Last year, a man who’d accused Lovell in a lawsuit of molesting him as a boy in the 1980s in California settled the case against him, the Claretians and the Archdiocese of Los Angeles for $1.9 million, records show.
It was “the first case to be settled with a Catholic diocese in California since the passage” of a law creating “a three-year widow in the state’s statute of limitations allowing victims of past childhood sexual abuse to seek justice,” according to Manly, Stewart & Finaldi, the law firm in Irvine, California, that represented the man.

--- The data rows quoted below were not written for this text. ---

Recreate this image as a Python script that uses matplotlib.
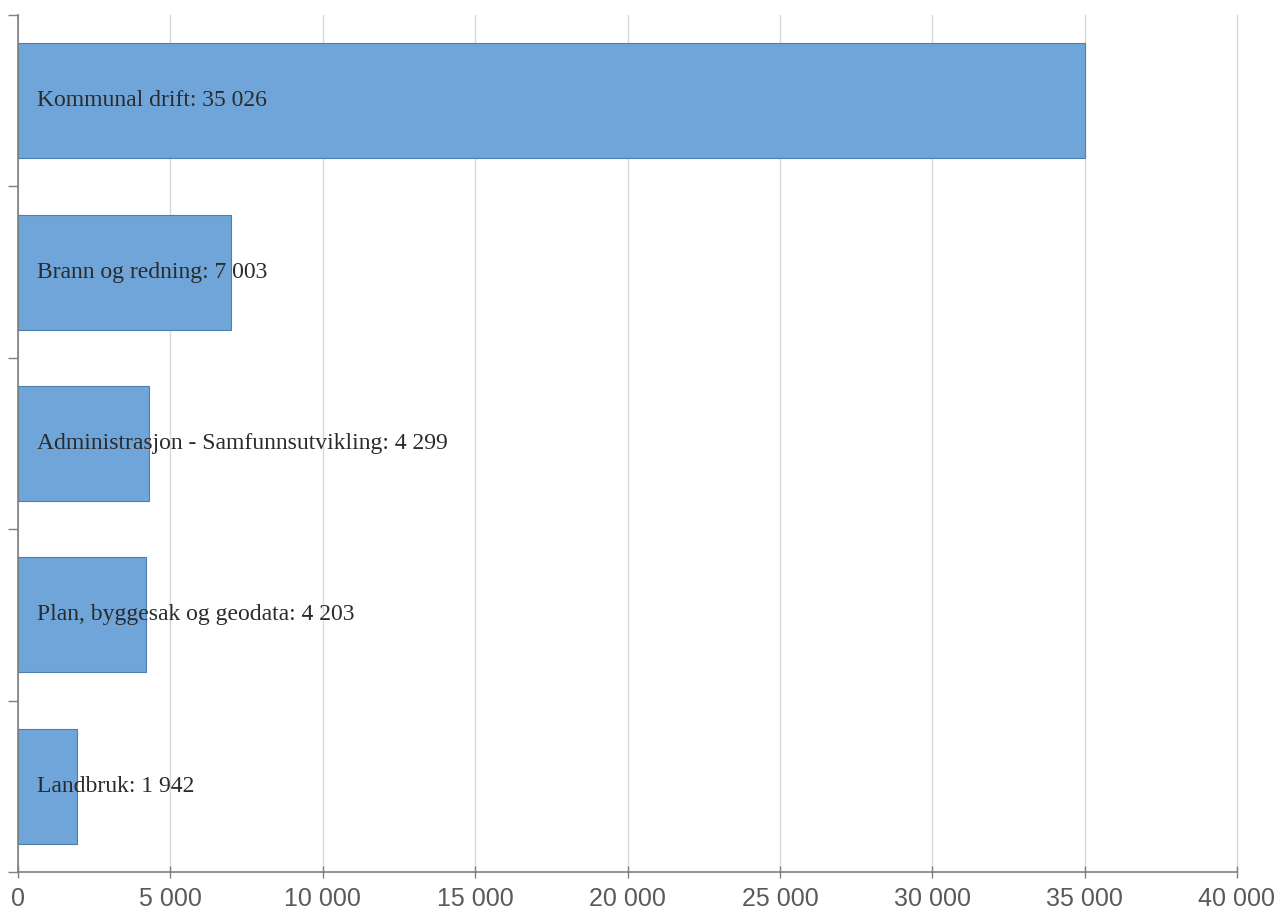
import matplotlib.pyplot as plt
from matplotlib.ticker import FuncFormatter

# Kategorier og verdier (ovenfra og ned)
categories = ["Kommunal drift", "Brann og redning",
              "Administrasjon - Samfunnsutvikling",
              "Plan, byggesak og geodata", "Landbruk"]
values = [35026, 7003, 4299, 4203, 1942]
xticks = [0, 5000, 10000, 15000, 20000, 25000, 30000, 35000, 40000]


def fmt(v):
    return "{:,}".format(int(v)).replace(",", " ")


fig = plt.figure(figsize=(12.79, 9.16), dpi=100)
ax = fig.add_axes([18 / 1279, 1 - 872 / 916, (1237 - 18) / 1279, (872 - 15) / 916])

ypos = list(range(len(categories)))[::-1]
ax.barh(ypos, values, height=0.67, color="#6fa5d8", edgecolor="#4f7fae", linewidth=0.8, zorder=2)

for y, name, v in zip(ypos, categories, values):
    ax.annotate("%s: %s" % (name, fmt(v)), xy=(0, y), xytext=(19, 0),
                textcoords="offset pixels", va="center", ha="left",
                fontsize=17, family="Liberation Serif", color="#2b2b2b", zorder=3)

ax.set_xlim(0, 40000)
ax.set_ylim(-0.5, len(categories) - 0.5)
ax.set_xticks(xticks)
ax.xaxis.set_major_formatter(FuncFormatter(lambda v, p: fmt(v)))
ax.set_yticks([i - 0.5 for i in range(len(categories) + 1)])
ax.set_yticklabels([])
ax.grid(axis="x", color="#d9d9d9", linewidth=1, zorder=0, clip_on=False)
ax.set_axisbelow(True)

for s in ["top", "right"]:
    ax.spines[s].set_visible(False)
for s in ["left", "bottom"]:
    ax.spines[s].set_color("#808080")
    ax.spines[s].set_linewidth(1.2)

ax.tick_params(axis="x", direction="inout", length=8, color="#808080", width=1,
               labelsize=18, labelcolor="#5a5a5a", pad=7)
ax.tick_params(axis="y", direction="out", length=7, color="#808080", width=1)
for lab in ax.get_xticklabels():
    lab.set_family("Liberation Sans")

fig.savefig("out.png", dpi=100)
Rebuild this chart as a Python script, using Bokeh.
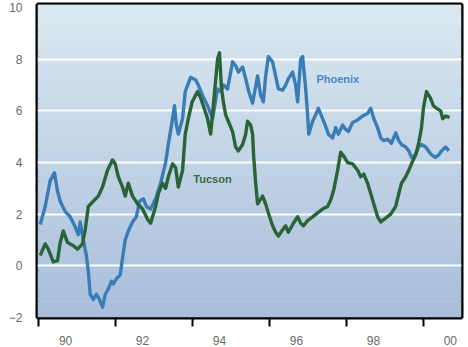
from bokeh.plotting import figure
from bokeh.models import FixedTicker, CustomJSTickFormatter, Range1d
from bokeh.core.properties import value
from bokeh.embed import file_html
from bokeh.resources import INLINE

# Monthly-ish readings, decimal year
phoenix_year = [1990.04, 1990.17, 1990.30, 1990.41, 1990.49, 1990.56, 1990.69, 1990.82, 1990.95,
                1991.03, 1991.08, 1991.16, 1991.24, 1991.29, 1991.34, 1991.42, 1991.50, 1991.58,
                1991.66, 1991.73, 1991.81, 1991.89, 1991.94, 1992.02, 1992.12, 1992.18, 1992.25,
                1992.33, 1992.44, 1992.54, 1992.62, 1992.72, 1992.80, 1992.91, 1993.04, 1993.17,
                1993.30, 1993.37, 1993.48, 1993.53, 1993.58, 1993.63, 1993.74, 1993.81, 1993.95,
                1994.08, 1994.15, 1994.26, 1994.39, 1994.52, 1994.65, 1994.73, 1994.81, 1994.91,
                1995.04, 1995.12, 1995.19, 1995.30, 1995.38, 1995.46, 1995.56, 1995.69, 1995.77,
                1995.84, 1995.90, 1995.97, 1996.08, 1996.16, 1996.23, 1996.34, 1996.42, 1996.49,
                1996.60, 1996.68, 1996.73, 1996.81, 1996.86, 1996.94, 1996.99, 1997.02, 1997.12,
                1997.20, 1997.27, 1997.38, 1997.46, 1997.53, 1997.64, 1997.72, 1997.79, 1997.90,
                1997.97, 1998.05, 1998.16, 1998.29, 1998.42, 1998.55, 1998.63, 1998.71, 1998.81,
                1998.89, 1998.97, 1999.07, 1999.17, 1999.28, 1999.36, 1999.43, 1999.54, 1999.62,
                1999.69, 1999.80, 1999.87, 1999.95, 2000.06, 2000.13, 2000.21, 2000.31, 2000.40,
                2000.47, 2000.58, 2000.66]
phoenix_val = [1.6, 2.3, 3.3, 3.6, 2.9, 2.5, 2.1, 1.9, 1.5,
               1.2, 1.7, 1.0, 0.4, -0.2, -1.1, -1.3, -1.1, -1.3,
               -1.6, -1.1, -0.9, -0.6, -0.7, -0.5, -0.35, 0.3, 1.0,
               1.35, 1.7, 1.9, 2.5, 2.6, 2.3, 2.2, 2.6, 3.2,
               4.0, 4.7, 5.7, 6.2, 5.45, 5.1, 5.7, 6.75, 7.3,
               7.2, 7.0, 6.6, 6.2, 5.7, 6.85, 6.75, 7.0, 6.85,
               7.9, 7.75, 7.5, 7.7, 7.25, 6.75, 6.3, 7.35, 6.6,
               6.35, 7.35, 8.1, 7.9, 7.35, 6.85, 6.8, 7.0, 7.25,
               7.5, 7.0, 6.35, 8.0, 8.1, 6.85, 5.85, 5.1, 5.6,
               5.85, 6.1, 5.7, 5.4, 5.1, 4.95, 5.35, 5.1, 5.45,
               5.3, 5.2, 5.55, 5.65, 5.8, 5.9, 6.1, 5.7, 5.35,
               4.95, 4.85, 4.9, 4.75, 5.15, 4.85, 4.7, 4.6, 4.45,
               4.2, 4.3, 4.6, 4.7, 4.6, 4.45, 4.3, 4.2, 4.3,
               4.45, 4.6, 4.45]

tucson_year = [1990.04, 1990.17, 1990.25, 1990.38, 1990.49, 1990.56, 1990.64, 1990.75, 1990.88,
               1991.01, 1991.14, 1991.21, 1991.29, 1991.42, 1991.55, 1991.66, 1991.79, 1991.92,
               1991.99, 1992.07, 1992.18, 1992.25, 1992.33, 1992.44, 1992.57, 1992.70, 1992.83,
               1992.91, 1993.04, 1993.11, 1993.22, 1993.30, 1993.37, 1993.48, 1993.56, 1993.63,
               1993.74, 1993.81, 1993.89, 1993.99, 1994.13, 1994.21, 1994.28, 1994.39, 1994.47,
               1994.54, 1994.65, 1994.70, 1994.75, 1994.80, 1994.86, 1994.93, 1995.04, 1995.12,
               1995.19, 1995.30, 1995.38, 1995.43, 1995.51, 1995.56, 1995.59, 1995.64, 1995.69,
               1995.82, 1995.90, 1995.97, 1996.08, 1996.16, 1996.23, 1996.34, 1996.42, 1996.49,
               1996.62, 1996.73, 1996.81, 1996.88, 1996.99, 1997.12, 1997.25, 1997.38, 1997.51,
               1997.59, 1997.67, 1997.77, 1997.85, 1997.93, 1998.03, 1998.16, 1998.29, 1998.37,
               1998.45, 1998.55, 1998.63, 1998.71, 1998.81, 1998.89, 1999.02, 1999.15, 1999.28,
               1999.36, 1999.43, 1999.54, 1999.62, 1999.69, 1999.80, 1999.87, 1999.95, 2000.00,
               2000.08, 2000.18, 2000.26, 2000.34, 2000.45, 2000.50, 2000.58, 2000.68]
tucson_val = [0.4, 0.85, 0.65, 0.15, 0.2, 0.9, 1.35, 0.9, 0.8,
              0.65, 0.85, 1.4, 2.3, 2.5, 2.7, 3.05, 3.7, 4.1,
              3.95, 3.45, 3.05, 2.7, 3.2, 2.7, 2.4, 2.2, 1.8,
              1.65, 2.3, 2.8, 3.2, 3.0, 3.45, 3.95, 3.8, 3.05,
              3.7, 5.1, 5.7, 6.35, 6.75, 6.5, 6.2, 5.7, 5.1,
              6.2, 8.0, 8.25, 6.9, 6.35, 5.85, 5.6, 5.2, 4.6,
              4.45, 4.7, 5.1, 5.6, 5.45, 5.1, 4.2, 3.2, 2.4,
              2.7, 2.4, 2.05, 1.55, 1.3, 1.15, 1.4, 1.55, 1.3,
              1.65, 1.9, 1.65, 1.55, 1.75, 1.9, 2.05, 2.2, 2.3,
              2.55, 2.95, 3.7, 4.4, 4.25, 4.0, 3.95, 3.7, 3.45,
              3.55, 3.2, 2.8, 2.4, 1.9, 1.7, 1.85, 2.0, 2.3,
              2.8, 3.2, 3.45, 3.7, 3.95, 4.3, 4.7, 5.35, 6.1,
              6.75, 6.5, 6.2, 6.1, 6.0, 5.7, 5.8, 5.75]

year_ticks = [1990, 1992, 1994, 1996, 1998, 2000]
value_ticks = [-2, 0, 2, 4, 6, 8, 10]
grid_values = [0, 2, 4, 6, 8]

X0, X1 = 1989.97, 2000.99
Y0, Y1 = -2.0, 10.12

FONT = "Liberation Sans"

p = figure(width=468, height=347, output_backend="svg", toolbar_location=None,
           x_range=Range1d(X0, X1), y_range=Range1d(Y0, Y1),
           min_border_left=37, min_border_right=7, min_border_top=4, min_border_bottom=24)
p.background_fill_color = "#c4d6e8"
p.border_fill_color = "white"
p.outline_line_color = "black"
p.outline_line_width = 4

# vertical colour wash behind the data: pale at the top, deeper blue at the bottom
n_bands = 60
top_rgb = (0xda, 0xe8, 0xf1)
bot_rgb = (0xa8, 0xbe, 0xda)
b_bottom, b_top, b_color = [], [], []
for i in range(n_bands):
    t = i / (n_bands - 1)
    lo = Y0 + (Y1 - Y0) * i / n_bands
    hi = Y0 + (Y1 - Y0) * (i + 1) / n_bands
    r = round(bot_rgb[0] + (top_rgb[0] - bot_rgb[0]) * t)
    g = round(bot_rgb[1] + (top_rgb[1] - bot_rgb[1]) * t)
    b = round(bot_rgb[2] + (top_rgb[2] - bot_rgb[2]) * t)
    b_bottom.append(lo)
    b_top.append(hi + 0.01)
    b_color.append("#%02x%02x%02x" % (r, g, b))
wash = p.quad(left=X0, right=X1, bottom=b_bottom, top=b_top, fill_color=b_color, line_color=None)
wash.level = "image"

# grid
p.xgrid.visible = False
p.ygrid.ticker = FixedTicker(ticks=grid_values)
p.ygrid.grid_line_color = "white"
p.ygrid.grid_line_width = 2
p.ygrid.grid_line_alpha = 0.95

# series
p.line(phoenix_year, phoenix_val, line_color="#3a7db6", line_width=3.4, line_join="round")
p.line(tucson_year, tucson_val, line_color="#2a6336", line_width=3.4, line_join="round")

label_font = value(FONT)
p.text(x=[1997.22], y=[7.24], text=["Phoenix"], text_font=label_font, text_font_size="11px",
       text_font_style="bold", text_color="#4a88c2", text_baseline="middle", text_align="left")
p.text(x=[1994.02], y=[3.37], text=["Tucson"], text_font=label_font, text_font_size="11px",
       text_font_style="bold", text_color="#3b6a47", text_baseline="middle", text_align="left")

# y axis: labels only
yax = p.yaxis[0]
yax.ticker = FixedTicker(ticks=value_ticks)
yax.axis_line_color = None
yax.major_tick_line_color = None
yax.minor_tick_line_color = None
yax.major_label_standoff = 9
yax.major_label_text_font = FONT
yax.major_label_text_font_size = "12px"
yax.major_label_text_color = "#6a6a6a"

# x axis: tick marks at the start of each even year, labels set inside the interval
xax = p.xaxis[0]
xax.ticker = FixedTicker(ticks=[y + 0.7 for y in year_ticks], minor_ticks=year_ticks)
xax.formatter = CustomJSTickFormatter(code="return String(Math.floor(tick) % 100).padStart(2, '0');")
xax.axis_line_color = None
xax.major_tick_line_color = None
xax.minor_tick_line_color = "black"
xax.minor_tick_line_width = 2
xax.minor_tick_in = 0
xax.minor_tick_out = 9
xax.major_label_standoff = 9
xax.major_label_text_font = FONT
xax.major_label_text_font_size = "12px"
xax.major_label_text_color = "#6a6a6a"

open("out.html", "w").write(file_html(p, INLINE))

Lovell was laicized in 1992. The following year, he met a woman in New Mexico, a mother of three, he later married.
A sex offender registry shows Lovell, 73, now lives in Phoenix, Arizona. He couldn’t be reached.
The Rev. William Paiz, another Claretian priest, was accused more than a decade ago of molesting a boy in Texas years earlier and was believed to have been moved by his order to the Chicago area after the allegations surfaced, according to a lawsuit against church officials that was settled in 2012.
None of the other Claretians in this story who are still alive could be reached. None is known to still be involved in public ministry.
Despite the lawsuits and criminal cases and convictions and Chicago connections, just one of the Claretian clergy members accused in court of abuse — Pantoja — is included by the Archdiocese of Chicago on its list of clerics with “substantiated misconduct with minors.”
With only two exceptions, the archdiocese has declined to include anyone from religious orders on its list of abusers, though many dioceses do list abusive order priests who lived or committed offenses on their turf. Among these are the Joliet and Rockford dioceses, whose territories include DuPage, Will, Kane and McHenry counties.
Other church officials have told the Sun-Times that Cupich has been collecting information from them about sexually abusive order clerics who have lived or work in Cook and Lake counties. The cardinal has encouraged the orders to post their own lists.
Illinois Attorney General Kwame Raoul has been conducting a review that began under his predecessor Lisa Madigan of all six Illinois dioceses regarding diocesan priests — those who answer to Cupich or other bishops — accused of sexual abuse.
Raoul says he has expanded the scope of that review, asking the bishops for any information they have on abusive members of religious orders as well.
He says he’s gotten a commitment from Cupich’s office that it will start including abusive religious order members on the archdiocese’s list of credibly accused clerics.
“We think it’s important for founded cases that they be disclosed on their website,” Raoul says.
If order clergy are “going to be working, presiding or engaging in any way within the diocese, to us, they’re no different from any priest that’s offending,” he says.
Asked whether religious orders also should be posting lists of their members with substantiated child sex claims, Raoul says: “That’d be ideal. Just morally. And I think it’s useful disclosure.”